This program-robot is designed to give the list of the most probable diagnoses. It uses an artificial intelligence to give answers based on your questions. Patient sees the list of possible diagnosis and chosen options on the screen. He may print complaints and show to a medical provider. There is two-step evaluation system.

Advanced third section has more focused questions.

This broad-based computer-assisted diagnostic tool was developed in the 2006 at the University of Gulam Khan as an educational experiment. The system was designed to capture the expertise of the team of doctors, lead by Aleksandr Kavokin, MD, PhD. The Division of Research Resources and the University funded Symptomat. Other major collaborators on the project included Oleg Kavokin, MD, Alexey Kavokin, PhD *[1].

Development of Symptomat

For two years, Symptomat was the centerpiece of the Univesity course entitled “The Logic of Problem-Solving in Clinical Diagnosis.” Faculty experts encoded the findings of standard clinicoal questionnaires, lisitng possible diagnoses in internal medicine and surgery.

Data input into the system by operators included signs and symptoms, laboratory results, and other items of patient history. Symptomat uses a powerful ranking algorithm to reach diagnoses in the domain of medicine. The heuristic rules that drove Symptomat relied on a partitioning algorithm to create problems areas, and exclusion functions to eliminate diagnostic possibilities.

These rules, in turn, produce a list of ranked diagnoses based on disease profiles existing in the system’s memory.

Use of Symptomat

By the 2006, Symptomat was in experimental use as a consultant program and educational tool and went on-line. Symptomat designers hope that the system could one day become useful in remote environments—rural areas, where experts are in short supply or unavailable.

Competitors

The main competitors to Symptomat include CASNET, MYCIN, and PIP.

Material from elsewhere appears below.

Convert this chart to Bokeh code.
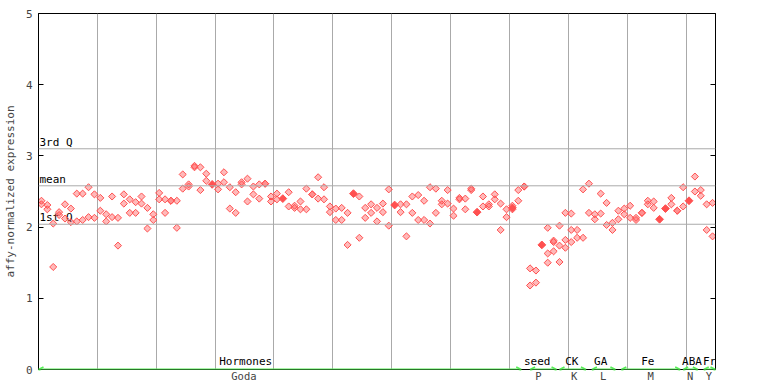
from bokeh.plotting import figure
from bokeh.models import (Range1d, FixedTicker, LinearAxis, Span, Arrow, OpenHead,
                          ColumnDataSource)
from bokeh.core.properties import value
from bokeh.embed import file_html
from bokeh.resources import INLINE
import math

# replicate values for each sample column (index = column); [] where only a mean marker sits
replicates = [
    [2.37, 2.32], [2.31, 2.25], [2.05, 1.44], [2.21, 2.17], [2.32, 2.12],
    [2.26, 2.07], [2.47, 2.08], [2.47, 2.10], [2.56, 2.14], [2.46, 2.13],
    [2.41, 2.23], [2.18, 2.08], [2.43, 2.14], [2.13, 1.74], [2.46, 2.33],
    [2.39, 2.20], [2.35, 2.20], [2.43, 2.33], [2.27, 1.98], [2.18, 2.10],
    [2.48, 2.39], [2.39, 2.20], [2.37, 2.37], [2.37, 1.99], [2.74, 2.54],
    [2.60, 2.57], [2.86, 2.84], [2.84, 2.52], [2.75, 2.65], [],
    [2.61, 2.53], [2.77, 2.63], [2.56, 2.26], [2.49, 2.20], [2.63, 2.60],
    [2.68, 2.36], [2.57, 2.46], [2.60, 2.40], [2.61, 2.61], [2.43, 2.36],
    [2.47, 2.39], [], [2.49, 2.29], [2.30, 2.27], [2.36, 2.25],
    [2.54, 2.25], [2.46, 2.46], [2.70, 2.40], [2.56, 2.39], [2.29, 2.21],
    [2.26, 2.10], [2.27, 2.10], [2.20, 1.75], [], [2.43, 1.85],
    [2.27, 2.13], [2.32, 2.20], [2.27, 2.08], [2.33, 2.21], [2.53, 2.02],
    [], [2.32, 2.21], [2.32, 1.87], [2.43, 2.20], [2.45, 2.10],
    [2.37, 2.10], [2.56, 2.05], [2.54, 2.20], [2.37, 2.32], [2.52, 2.33],
    [2.26, 2.16], [2.41, 2.39], [2.40, 2.25], [2.54, 2.52], [],
    [2.43, 2.29], [2.32, 2.29], [2.46, 2.39], [2.33, 1.96], [2.25, 2.14],
    [2.30, 2.25], [2.52, 2.37], [2.57, 2.57], [1.42, 1.18], [1.39, 1.22],
    [], [1.99, 1.63, 1.50], [1.81, 1.79, 1.66], [2.02, 1.74, 1.51], [2.20, 1.82, 1.71],
    [2.19, 1.96, 1.79], [1.96, 1.85], [2.53, 1.85], [2.61, 2.20], [2.18, 2.11],
    [2.47, 2.19], [2.34, 2.03], [2.06, 1.96], [2.23, 2.11], [2.26, 2.18],
    [2.30, 2.13], [2.13, 2.10], [2.20, 2.20], [2.37, 2.32], [2.36, 2.27],
    [], [], [2.41, 2.32], [2.23, 2.23], [2.56, 2.29],
    [], [2.71, 2.50], [2.52, 2.44], [2.32, 1.96], [2.34, 1.87],
]
mean_cols = [29, 41, 53, 60, 74, 80, 85, 105, 106, 110]
mean_vals = [2.60, 2.40, 2.47, 2.31, 2.21, 2.27, 1.75, 2.11, 2.26, 2.37]

quart_names = ["3rd Q", "mean", "1st Q"]
quart_vals = [3.10, 2.58, 2.04]

group_names = ["Hormones", "seed", "CK", "GA", "Fe", "ABA", "Fr"]
group_name_x = [35.2, 84.7, 90.6, 95.5, 103.5, 111.0, 114.0]
group_series = ["Goda", "P", "K", "L", "M", "N", "Y"]
group_series_x = [34.9, 84.9, 91.0, 95.9, 104.0, 110.7, 113.9]
group_start = [0.0, 83.5, 88.5, 94.0, 99.0, 109.5, 113.0]
group_end = [82.0, 88.0, 93.0, 98.0, 109.0, 112.0, 115.0]

y_ticks = [0, 1, 2, 3, 4, 5]
x_grid = [10, 20, 30, 40, 50, 60, 70, 80, 90, 100, 110]
n_cols = len(replicates)

RED = "#ff5050"
GREEN = "#55ee55"
GRID = "#aaaaaa"
FONT = "DejaVu Sans Mono"

p = figure(width=766, height=384, output_backend="svg", toolbar_location=None,
           x_range=Range1d(0, n_cols), y_range=Range1d(0, 5),
           min_border_left=37, min_border_right=51, min_border_top=13, min_border_bottom=15)
p.outline_line_color = "black"
p.background_fill_color = "white"
p.border_fill_color = "white"

# axes
p.yaxis.ticker = FixedTicker(ticks=y_ticks)
p.yaxis.major_tick_in = 5
p.yaxis.major_tick_out = 0
p.yaxis.minor_tick_line_color = None
p.yaxis.major_label_standoff = 6
p.yaxis.axis_label = "affy-normalized expression"
p.yaxis.axis_label_text_font = FONT
p.yaxis.axis_label_text_font_style = "normal"
p.yaxis.axis_label_text_font_size = "11px"
p.yaxis.axis_label_standoff = 6
p.yaxis.major_label_text_font = FONT
p.yaxis.major_label_text_font_size = "11px"
p.yaxis.axis_line_color = "black"

p.xaxis.ticker = FixedTicker(ticks=group_series_x)
p.xaxis.major_label_overrides = {x: s for x, s in zip(group_series_x, group_series)}
p.xaxis.major_tick_in = 0
p.xaxis.major_tick_out = 0
p.xaxis.minor_tick_line_color = None
p.xaxis.major_label_standoff = 0
p.xaxis.major_label_text_font = FONT
p.xaxis.major_label_text_font_size = "10.5px"
p.xaxis.axis_line_color = "black"

right = LinearAxis(ticker=FixedTicker(ticks=y_ticks), major_tick_in=5, major_tick_out=0,
                   minor_tick_line_color=None, major_label_text_alpha=0,
                   major_label_text_font_size="1px", axis_line_color="black")
p.add_layout(right, "right")

p.ygrid.grid_line_color = None
p.xgrid.ticker = FixedTicker(ticks=x_grid)
p.xgrid.grid_line_color = GRID
p.xgrid.grid_line_alpha = 1.0

for v in quart_vals:
    p.add_layout(Span(location=v, dimension="width", line_color=GRID, line_width=1))
p.text(x=[0] * len(quart_vals), y=quart_vals, text=quart_names, text_font=value(FONT),
       text_font_size="11px", text_baseline="bottom", text_align="left",
       x_offset=1, y_offset=0, text_color="black")

# points
xs, ys = [], []
for k, vals in enumerate(replicates):
    for v in vals:
        xs.append(k + 0.5)
        ys.append(v)
p.scatter(xs, ys, marker="square", angle=math.pi / 4, size=5, line_color=RED,
          fill_color=RED, fill_alpha=0.4, line_width=1)
p.scatter([c + 0.5 for c in mean_cols], mean_vals, marker="square", angle=math.pi / 4,
          size=5.5, line_color=RED, fill_color=RED, line_width=1)

# group arrows along the base
src = ColumnDataSource(dict(x0=group_start, x1=group_end, y=[0] * len(group_start)))
p.add_layout(Arrow(start=OpenHead(size=5, line_color=GREEN, line_width=1.5),
                   end=OpenHead(size=5, line_color=GREEN, line_width=1.5),
                   x_start="x0", y_start="y", x_end="x1", y_end="y", source=src,
                   line_color=GREEN, line_width=2, level="overlay"))
p.text(x=group_name_x, y=[0] * len(group_names), text=group_names, text_font=value(FONT),
       text_font_size="11px", text_baseline="bottom", text_align="center",
       y_offset=-2, text_color="black")

open("out.html", "w").write(file_html(p, INLINE))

INTERNIST-I was a broad-based computer-assisted diagnostic tool developed in the early 1970s at the University of Pittsburgh as an educational experiment. The system was designed to capture the expertise of just one man, Jack D. Myers, MD, chairman of internal medicine in the Pittsburgh School of Medicine. The Division of Research Resources and the National Library of Medicine funded INTERNIST-I. Other major collaborators on the project included Randolph A. Miller, Harry E. Pople, and Victor Yu.